If your sure its 100lb per sq ft, you would need to buy 188 bags of lime. Seems like a lot. Maybe I'm wrong

RE: a reliable 'lime' calculator? help :)

If you have 7500 sq feet and you need 100lb / 1000 sq feet, you need 750 pounds of lime / 40 pounds per bag = 19 bags.

RE: a reliable 'lime' calculator? help :)

Seems like 100# per 1000 sq/ft is a bit much at one time. I thought 50# was the limit? Anyway, why not try 1/2 now then retest in the fall before applying the other half? You may find that you do not need that much lime to bring the PH to neutral or whatever your grass type desires the PH to be. It is just as bad having a high PH as having a low PH.

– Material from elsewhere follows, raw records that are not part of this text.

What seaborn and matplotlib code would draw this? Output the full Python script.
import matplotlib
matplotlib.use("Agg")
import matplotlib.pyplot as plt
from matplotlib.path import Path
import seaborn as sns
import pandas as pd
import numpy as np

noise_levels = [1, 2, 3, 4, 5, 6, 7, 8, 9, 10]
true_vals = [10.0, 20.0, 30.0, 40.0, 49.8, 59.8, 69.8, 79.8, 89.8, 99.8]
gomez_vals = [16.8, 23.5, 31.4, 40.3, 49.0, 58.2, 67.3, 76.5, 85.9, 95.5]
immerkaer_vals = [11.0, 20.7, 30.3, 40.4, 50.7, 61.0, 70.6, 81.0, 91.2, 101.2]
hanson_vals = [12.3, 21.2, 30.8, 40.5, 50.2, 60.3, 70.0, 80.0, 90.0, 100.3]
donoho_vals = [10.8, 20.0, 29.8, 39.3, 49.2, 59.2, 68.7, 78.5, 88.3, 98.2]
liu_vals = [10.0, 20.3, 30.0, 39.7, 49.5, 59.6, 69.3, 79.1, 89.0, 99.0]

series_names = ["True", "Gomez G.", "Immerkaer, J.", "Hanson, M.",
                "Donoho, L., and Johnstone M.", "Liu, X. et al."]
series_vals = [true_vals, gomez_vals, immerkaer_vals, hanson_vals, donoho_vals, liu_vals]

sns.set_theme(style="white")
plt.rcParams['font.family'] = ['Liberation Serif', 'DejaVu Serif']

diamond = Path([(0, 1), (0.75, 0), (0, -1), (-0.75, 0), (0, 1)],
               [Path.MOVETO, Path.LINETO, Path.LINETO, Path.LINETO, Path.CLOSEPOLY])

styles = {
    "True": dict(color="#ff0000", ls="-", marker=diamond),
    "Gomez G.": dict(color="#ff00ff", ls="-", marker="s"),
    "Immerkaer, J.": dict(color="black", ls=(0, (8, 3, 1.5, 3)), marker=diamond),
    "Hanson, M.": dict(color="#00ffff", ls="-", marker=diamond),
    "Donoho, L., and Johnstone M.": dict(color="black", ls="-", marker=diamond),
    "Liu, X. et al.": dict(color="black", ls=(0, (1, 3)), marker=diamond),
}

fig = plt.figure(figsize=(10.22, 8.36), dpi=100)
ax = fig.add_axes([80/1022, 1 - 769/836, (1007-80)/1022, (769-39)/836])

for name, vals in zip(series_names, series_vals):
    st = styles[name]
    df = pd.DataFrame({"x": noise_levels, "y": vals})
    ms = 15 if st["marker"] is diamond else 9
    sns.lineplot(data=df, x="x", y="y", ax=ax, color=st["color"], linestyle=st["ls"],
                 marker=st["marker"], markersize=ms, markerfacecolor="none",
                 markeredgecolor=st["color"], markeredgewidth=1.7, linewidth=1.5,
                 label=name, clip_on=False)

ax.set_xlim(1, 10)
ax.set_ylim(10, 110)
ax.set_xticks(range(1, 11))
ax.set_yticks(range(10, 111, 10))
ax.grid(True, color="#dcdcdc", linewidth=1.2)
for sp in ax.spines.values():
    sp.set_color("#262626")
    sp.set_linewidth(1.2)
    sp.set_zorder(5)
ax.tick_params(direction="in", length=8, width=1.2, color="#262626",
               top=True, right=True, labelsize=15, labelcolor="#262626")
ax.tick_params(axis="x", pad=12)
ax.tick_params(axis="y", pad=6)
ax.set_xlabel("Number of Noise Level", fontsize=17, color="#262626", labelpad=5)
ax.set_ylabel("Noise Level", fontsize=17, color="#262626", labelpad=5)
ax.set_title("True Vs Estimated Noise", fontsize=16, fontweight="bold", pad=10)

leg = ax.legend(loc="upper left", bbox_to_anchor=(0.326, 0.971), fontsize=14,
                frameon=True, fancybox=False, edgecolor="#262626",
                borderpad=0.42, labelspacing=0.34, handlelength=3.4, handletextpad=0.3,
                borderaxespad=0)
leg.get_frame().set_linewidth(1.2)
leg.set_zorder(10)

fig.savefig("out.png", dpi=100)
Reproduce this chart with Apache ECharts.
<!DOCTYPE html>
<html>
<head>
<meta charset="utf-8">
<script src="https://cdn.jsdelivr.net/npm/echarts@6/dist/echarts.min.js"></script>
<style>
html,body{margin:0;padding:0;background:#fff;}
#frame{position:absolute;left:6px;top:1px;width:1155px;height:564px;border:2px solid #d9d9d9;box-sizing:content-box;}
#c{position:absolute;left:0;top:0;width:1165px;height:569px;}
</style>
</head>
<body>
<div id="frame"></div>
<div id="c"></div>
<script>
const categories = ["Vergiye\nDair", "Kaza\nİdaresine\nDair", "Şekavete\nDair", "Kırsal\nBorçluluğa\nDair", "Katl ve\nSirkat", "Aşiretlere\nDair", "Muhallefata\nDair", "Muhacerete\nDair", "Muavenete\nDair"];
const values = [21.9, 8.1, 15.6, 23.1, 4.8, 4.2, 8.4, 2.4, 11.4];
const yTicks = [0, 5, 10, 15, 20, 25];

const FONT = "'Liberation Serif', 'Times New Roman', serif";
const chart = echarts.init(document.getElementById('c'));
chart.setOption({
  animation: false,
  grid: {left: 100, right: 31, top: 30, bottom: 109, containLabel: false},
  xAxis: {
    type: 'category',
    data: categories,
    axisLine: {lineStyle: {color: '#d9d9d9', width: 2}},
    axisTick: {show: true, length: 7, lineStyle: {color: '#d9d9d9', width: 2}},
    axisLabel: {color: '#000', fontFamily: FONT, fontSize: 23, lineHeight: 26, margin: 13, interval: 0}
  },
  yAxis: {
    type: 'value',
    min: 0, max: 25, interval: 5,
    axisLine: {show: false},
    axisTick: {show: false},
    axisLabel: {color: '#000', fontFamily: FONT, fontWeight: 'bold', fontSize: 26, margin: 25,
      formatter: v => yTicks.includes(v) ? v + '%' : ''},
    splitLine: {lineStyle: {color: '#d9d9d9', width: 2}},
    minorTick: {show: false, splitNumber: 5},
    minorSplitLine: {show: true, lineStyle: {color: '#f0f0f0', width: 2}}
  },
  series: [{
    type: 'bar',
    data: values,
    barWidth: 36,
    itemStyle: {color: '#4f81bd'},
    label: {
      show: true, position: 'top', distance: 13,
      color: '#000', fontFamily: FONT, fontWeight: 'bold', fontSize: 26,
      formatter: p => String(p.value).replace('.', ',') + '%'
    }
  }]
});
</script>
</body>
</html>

If it were me, I would try 50# per 1000 sq/ft now (10 bags). Retest in September and go from there.

just my 2 cents.

RE: a reliable 'lime' calculator? help :)

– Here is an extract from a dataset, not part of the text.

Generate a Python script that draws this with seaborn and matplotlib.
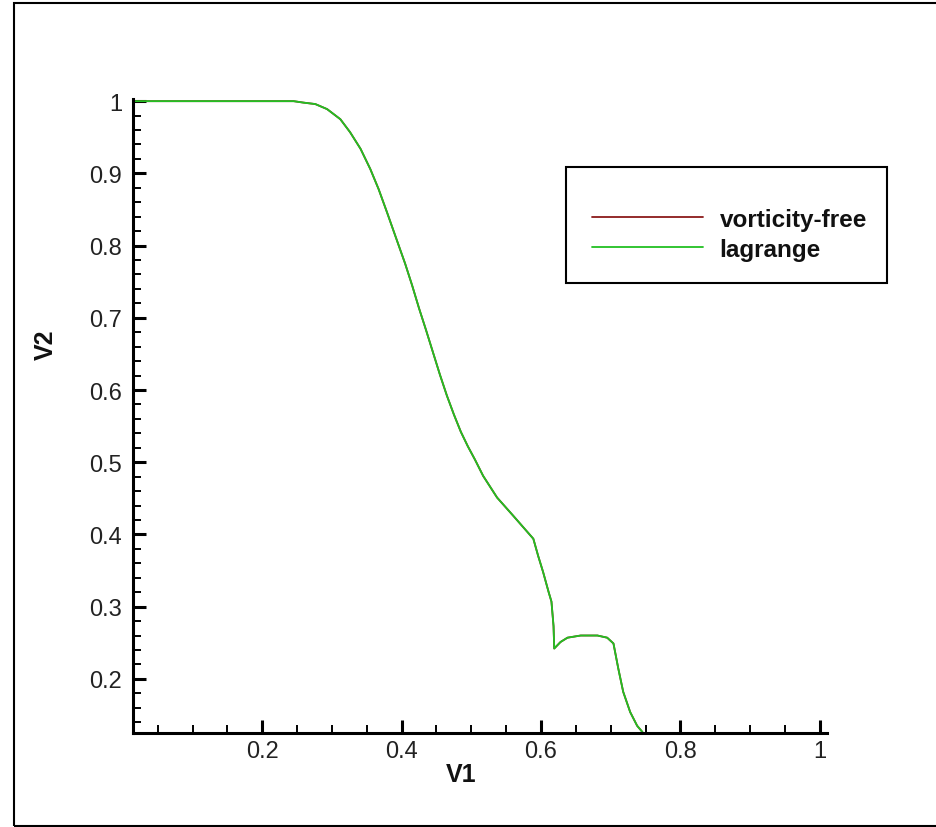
import matplotlib
matplotlib.use("Agg")
import matplotlib.pyplot as plt
from matplotlib.patches import Rectangle
from matplotlib.ticker import MultipleLocator, FixedLocator, FixedFormatter
import numpy as np
import pandas as pd
import seaborn as sns

# Profile samples (V1, V2)
v1 = [0.0144, 0.10, 0.20, 0.245, 0.259, 0.276, 0.293, 0.312, 0.326, 0.341,
      0.355, 0.367, 0.379, 0.394, 0.405, 0.415, 0.425, 0.435, 0.445, 0.455,
      0.465, 0.475, 0.485, 0.495, 0.505, 0.517, 0.537, 0.560, 0.589, 0.596,
      0.603, 0.611, 0.615, 0.618, 0.619, 0.628, 0.638, 0.657, 0.681, 0.695,
      0.704, 0.711, 0.718, 0.728, 0.738, 0.745, 0.750]
v2 = [1.000, 1.000, 1.000, 1.000, 0.998, 0.996, 0.989, 0.975, 0.957, 0.934,
      0.906, 0.878, 0.846, 0.805, 0.775, 0.745, 0.713, 0.683, 0.652, 0.621,
      0.592, 0.566, 0.542, 0.522, 0.504, 0.481, 0.451, 0.426, 0.394, 0.370,
      0.348, 0.320, 0.307, 0.273, 0.242, 0.251, 0.257, 0.260, 0.260, 0.257,
      0.249, 0.214, 0.182, 0.154, 0.135, 0.127, 0.120]

series_names = ["vorticity-free", "lagrange"]
series_colors = ["#8b1a1a", "#22c022"]

x_ticks = [0.2, 0.4, 0.6, 0.8, 1.0]
x_tick_labels = ["0.2", "0.4", "0.6", "0.8", "1"]
y_ticks = [0.2, 0.3, 0.4, 0.5, 0.6, 0.7, 0.8, 0.9, 1.0]
y_tick_labels = ["0.2", "0.3", "0.4", "0.5", "0.6", "0.7", "0.8", "0.9", "1"]

# Both solutions share the same curve; the lagrange one is drawn on top
df = pd.concat([
    pd.DataFrame({"V1": v1, "V2": v2, "method": name}) for name in series_names
], ignore_index=True)

sns.set_style("white")
plt.rcParams["font.family"] = ["Liberation Sans", "DejaVu Sans"]

W, H = 936, 828
fig = plt.figure(figsize=(W / 100, H / 100), dpi=100)
fig.patch.set_facecolor("white")

ax_l, ax_b, ax_w, ax_h = 133, 734, 694, 634
ax = fig.add_axes([ax_l / W, (H - ax_b) / H, ax_w / W, ax_h / H])

sns.lineplot(data=df, x="V1", y="V2", hue="method", hue_order=series_names,
             palette=series_colors, estimator=None, sort=False,
             linewidth=1.3, ax=ax)

ax.set_xlim(0.0144, 1.0105)
ax.set_ylim(0.125, 1.003)

for side in ["top", "right"]:
    ax.spines[side].set_visible(False)
for side in ["left", "bottom"]:
    ax.spines[side].set_linewidth(2.2)
    ax.spines[side].set_color("black")

ax.xaxis.set_major_locator(FixedLocator(x_ticks))
ax.xaxis.set_major_formatter(FixedFormatter(x_tick_labels))
ax.yaxis.set_major_locator(FixedLocator(y_ticks))
ax.yaxis.set_major_formatter(FixedFormatter(y_tick_labels))
ax.xaxis.set_minor_locator(MultipleLocator(0.05))
ax.yaxis.set_minor_locator(MultipleLocator(0.02))

ax.tick_params(which="both", direction="in", color="black",
               bottom=True, left=True, top=False, right=False)
ax.tick_params(which="major", length=9.5, width=2.2, labelsize=17,
               labelcolor="#222222")
ax.tick_params(which="minor", length=5.5, width=1.4)
ax.tick_params(axis="y", which="major", pad=8)
ax.tick_params(axis="x", which="major", pad=5)

ax.set_xlabel("V1", fontsize=18, fontweight="bold", color="#111111")
ax.set_ylabel("V2", fontsize=18, fontweight="bold", color="#111111")
ax.xaxis.set_label_coords(0.4726, -0.046)
ax.yaxis.set_label_coords(-0.109, 0.6136)

# Legend: entries placed inside a fixed outlined box
handles, labels = ax.get_legend_handles_labels()
if ax.get_legend() is not None:
    ax.get_legend().remove()
leg = fig.legend(handles, labels, loc="upper left",
                 bbox_to_anchor=(592 / W, (H - 209) / H),
                 bbox_transform=fig.transFigure, frameon=False,
                 borderpad=0, borderaxespad=0, handlelength=4.55,
                 handletextpad=0.7, labelspacing=0.28,
                 prop={"family": ["Liberation Sans", "DejaVu Sans"],
                       "weight": "bold", "size": 17.5})
for text in leg.get_texts():
    text.set_color("#111111")
for line in leg.get_lines():
    line.set_linewidth(1.3)
fig.add_artist(Rectangle((566 / W, (H - 284) / H), 321 / W, 116 / H,
                         transform=fig.transFigure, fill=False,
                         edgecolor="black", linewidth=1.5))

# Page frame
fig.add_artist(Rectangle((13.5 / W, (H - 826.5) / H), 1.2, (826.5 - 4) / H,
                         transform=fig.transFigure, fill=False,
                         edgecolor="black", linewidth=1.5, clip_on=False))

fig.savefig("out.png", dpi=100, facecolor="white")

According to my info, 100lb per 1000 sq ft is the "limit". It does seem like an awful lot. I've been told to lime in the fall as well. Maybe the 1/2 now, 1/2 later approach would be the best.

That does seem like an awful lot of lime. I'm glad is cheap!! Thanks! LC Grace

RE: a reliable 'lime' calculator? help :)

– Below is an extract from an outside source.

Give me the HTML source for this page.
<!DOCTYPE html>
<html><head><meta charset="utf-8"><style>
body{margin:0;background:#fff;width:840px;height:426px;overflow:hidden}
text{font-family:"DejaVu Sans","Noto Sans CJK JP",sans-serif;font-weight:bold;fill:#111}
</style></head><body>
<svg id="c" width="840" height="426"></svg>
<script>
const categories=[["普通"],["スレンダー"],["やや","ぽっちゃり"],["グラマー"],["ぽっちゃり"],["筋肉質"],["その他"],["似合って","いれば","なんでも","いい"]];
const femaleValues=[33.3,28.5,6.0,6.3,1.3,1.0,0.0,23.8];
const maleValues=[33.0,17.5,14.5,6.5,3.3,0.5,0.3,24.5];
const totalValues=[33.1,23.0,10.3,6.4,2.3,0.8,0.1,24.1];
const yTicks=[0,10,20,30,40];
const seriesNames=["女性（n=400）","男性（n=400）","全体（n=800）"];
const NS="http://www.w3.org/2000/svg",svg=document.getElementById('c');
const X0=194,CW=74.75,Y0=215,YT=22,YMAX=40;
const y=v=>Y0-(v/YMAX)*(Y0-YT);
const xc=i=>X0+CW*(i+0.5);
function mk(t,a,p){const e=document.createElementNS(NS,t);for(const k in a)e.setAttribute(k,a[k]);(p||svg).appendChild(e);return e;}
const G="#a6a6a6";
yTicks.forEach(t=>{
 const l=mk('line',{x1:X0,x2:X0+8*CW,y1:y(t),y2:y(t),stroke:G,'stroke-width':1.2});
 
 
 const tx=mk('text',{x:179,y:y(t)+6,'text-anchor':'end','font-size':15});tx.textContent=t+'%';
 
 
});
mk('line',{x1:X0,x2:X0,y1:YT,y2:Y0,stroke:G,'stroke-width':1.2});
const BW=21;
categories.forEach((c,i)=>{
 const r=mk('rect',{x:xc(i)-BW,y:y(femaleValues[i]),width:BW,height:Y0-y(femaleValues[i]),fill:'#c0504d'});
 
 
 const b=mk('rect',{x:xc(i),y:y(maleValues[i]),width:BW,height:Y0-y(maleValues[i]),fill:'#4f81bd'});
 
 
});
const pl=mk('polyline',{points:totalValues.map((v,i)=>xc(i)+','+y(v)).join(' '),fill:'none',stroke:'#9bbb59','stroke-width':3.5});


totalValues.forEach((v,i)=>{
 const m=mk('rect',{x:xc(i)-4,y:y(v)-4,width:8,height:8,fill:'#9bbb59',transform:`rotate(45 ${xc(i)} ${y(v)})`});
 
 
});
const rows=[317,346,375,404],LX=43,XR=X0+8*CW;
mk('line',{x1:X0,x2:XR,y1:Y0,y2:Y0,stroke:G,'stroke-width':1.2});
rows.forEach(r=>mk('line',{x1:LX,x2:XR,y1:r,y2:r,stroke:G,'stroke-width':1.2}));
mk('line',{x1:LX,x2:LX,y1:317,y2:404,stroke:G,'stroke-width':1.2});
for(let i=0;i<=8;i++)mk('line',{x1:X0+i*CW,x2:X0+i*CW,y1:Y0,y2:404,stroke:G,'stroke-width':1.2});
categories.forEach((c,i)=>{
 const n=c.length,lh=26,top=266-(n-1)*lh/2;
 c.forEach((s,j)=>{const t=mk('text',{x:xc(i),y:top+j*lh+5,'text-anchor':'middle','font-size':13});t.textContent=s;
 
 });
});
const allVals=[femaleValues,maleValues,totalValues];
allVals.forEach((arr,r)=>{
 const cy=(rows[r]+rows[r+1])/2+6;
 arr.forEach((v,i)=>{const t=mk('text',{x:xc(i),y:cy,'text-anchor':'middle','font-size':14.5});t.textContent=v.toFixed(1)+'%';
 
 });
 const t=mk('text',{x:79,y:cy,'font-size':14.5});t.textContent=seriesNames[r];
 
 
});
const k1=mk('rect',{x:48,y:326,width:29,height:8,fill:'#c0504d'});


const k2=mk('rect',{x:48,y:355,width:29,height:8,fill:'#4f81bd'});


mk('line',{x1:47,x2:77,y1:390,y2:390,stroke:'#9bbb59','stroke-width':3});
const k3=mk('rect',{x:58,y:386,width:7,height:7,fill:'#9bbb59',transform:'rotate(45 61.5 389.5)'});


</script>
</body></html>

I believe the max you are supposed to put down at any 1 time is 50LB per 1000 so you should divide 1000 into 7500 and you get 7.5 bags if it were 50 LB bags. If you are using 40 LB bags just use 10 bags.

And try not to use the powder. It will just end up on your pant legs, sneakers,fence and much of it will just blow away. Use the pellets.

Lime will only sink in about 1 inch per year. To help it, aerate in the fall and put down another 10 bags after that.

RE: a reliable 'lime' calculator? help :)

Powder is almost impossible.

Plus it's also bad to breath in. I believe Limestone dust is a carcinogen?

RE: a reliable 'lime' calculator? help :)

Yes, split it in half, since you're doing it twice anyhow. I have heard 60lbs is the limit, then you can do the second half one month later.

RE: a reliable 'lime' calculator? help :)

diyourselfer - makes sense...finally!! We were told that it would take 1-2 yrs before we really saw full benefit from the lime.

We've finally got some spring rain in the forecast. I think it'll be a busy weekend. Thanks so much!!

RE: a reliable 'lime' calculator? help :)

One suggestion is to look for lime that will pass a 100 screen. That's a bit faster to react as the pieces are smaller and the surface area is very great in comparison to their volume. Usually that's a percentage--the tiny amount of dolomitic limestone I just put down had, if I remember, 75% passing the 100 screen.

It can be a bit more expensive, so if the cost would be prohibitive for you just get the cheap stuff. ;-) It takes longer (large-screen stuff can take 3 years to react) but costs a lot less. Your soil test should also tell you if you should use dolomitic limestone (with a high level of magnesium) or whether good ol' limestone (calcium, but no Mg) is good enough.

If you don't know, don't worry about it. However, excessive magnesium can cause clay soils to compact harder than they were before.

5.8 pH is low, but not extremely so. Working on it is a good idea. Having a bit of a panic is unnecessary. 'Round here, I'm used to seeing 5.4 or so, and the grass still grows. Using organic methods, I just reagent tested my soil at a pH of 6.9.

Overadjusting your pH is as bad as letting it low. Put down half that and retest in a few months (say, August or so). Then see where you stand.